- Education: University of Bristol (BSc) University of Durham (MSc) University of Cambridge (PhD)
- Awards: Murchison Medal (2025)
- Scientific career
- Fields: Marine geophysics
- Workplaces: Imperial College, London
- Doctoral advisor: Bob White

= Jenny Collier =

British marine geophysicist

Jenny Collier is a marine geophysicist, and professor at Imperial College, London. She is best known for her work imaging magma chambers beneath the sea floor, and for the discovery of the great flood about 450,000 years ago that carved out the English Channel. She was awarded the Murchison Medal of the Geological Society of London in 2025.
==Education and career==
Collier studied physics at the University of Bristol, before completing a Masters project at the University of Durham with geophysicist Martin Bott. Collier then went to University of Cambridge, where she studied for a PhD in marine geophysics with Bob White. Collier subsequently worked at the University of Oxford as a post-doctoral researcher, with Tony Watts.
Later, Collier was appointed lecturer at Imperial College, London. She became a professor in 2018.

==Research==
Collier's early work in marine geophysics used seismic imaging to detect the presence of pools of magma beneath oceanic spreading centres. Later, with geologist Sanjeev Gupta she mapped the shape of the floor of the English Channel. This provided evidence for the catastrophic flooding which first carved the Channel, about 450,000 years ago.

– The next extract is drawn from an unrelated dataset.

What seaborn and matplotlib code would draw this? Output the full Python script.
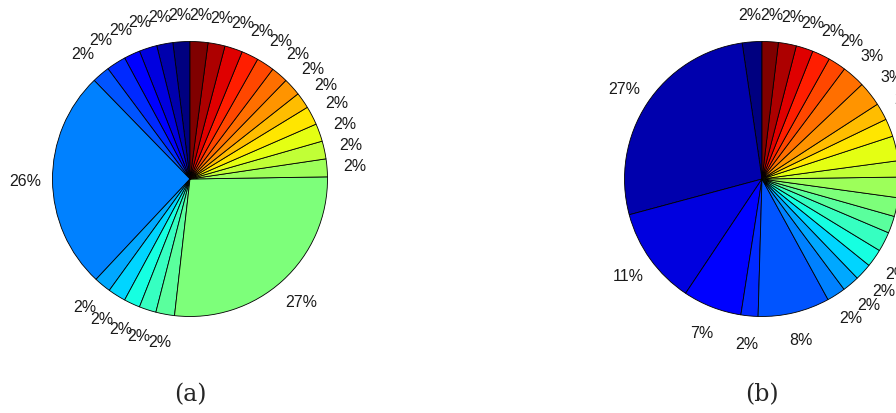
import numpy as np
import seaborn as sns
import matplotlib.pyplot as plt

sns.set_style("white")

# slice shares (percent), counter-clockwise from 12 o'clock
shares_a = [2.0, 1.9, 2.1, 1.9, 2.3, 2.1, 25.8, 2.0, 2.1, 1.9, 2.0, 2.2, 27.1,
            2.1, 2.1, 2.1, 2.2, 1.9, 2.1, 2.0, 2.1, 2.0, 2.1, 2.0, 2.1]
shares_b = [2.3, 26.8, 11.4, 6.9, 2.0, 8.4, 2.2, 2.0, 2.0, 2.1, 2.3, 2.0, 2.2,
            2.4, 1.9, 2.9, 2.1, 2.0, 2.9, 2.7, 2.1, 2.1, 2.0, 2.1, 1.9]
captions = ["(a)", "(b)"]

W, H = 896, 414
R = 137.5          # pie radius in pixels
centers = [(190, 180), (762, 180)]
lim = 1.5

fig = plt.figure(figsize=(W / 100, H / 100), dpi=100)
jet = plt.get_cmap("jet")  # seaborn won't hand out jet

for shares, (cx, cy), cap in zip([shares_a, shares_b], centers, captions):
    size = 2 * lim * R
    ax = fig.add_axes([(cx - size / 2) / W, (H - cy - size / 2) / H, size / W, size / H])
    cols = jet(np.linspace(0, 1, len(shares)))
    ax.pie(shares, colors=cols, startangle=90, counterclock=True,
           autopct='%1.0f%%', pctdistance=1.2,
           wedgeprops=dict(edgecolor='black', linewidth=0.6),
           textprops=dict(fontsize=11.5, family='Liberation Sans', color='#1a1a1a'))
    ax.set_xlim(-lim, lim)
    ax.set_ylim(-lim, lim)
    ax.set_aspect('equal')
    ax.axis('off')
    fig.text(cx / W, 1 - 395 / H, cap, ha='center', va='center',
             fontsize=17, family='DejaVu Serif')

fig.savefig("out.png", dpi=100)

In 2017, Collier led a major project with the research vessel RRS James Cook to investigate the processes of subduction beneath the Lesser Antilles Volcanic Arc in the Caribbean. During the research cruise, they were able to observe the ongoing activity of the submarine volcano, Kick 'em Jenny, offshore from island of Grenada.

==Recognition==

In 2015, Collier was elected president of the British Geophysical Association. In an interview at that time, Collier said that her biggest mistake was ‘Dropping O-level chemistry in favour of cookery. My pastry skills are quite good, but it has proven hard to incorporate these into my professional life’.

In 2025, Collier was awarded the Murchison Medal of the Geological Society of London for her "groundbreaking work on .. the structure of the oceanic lithosphere and the .. evolution of continental shelves".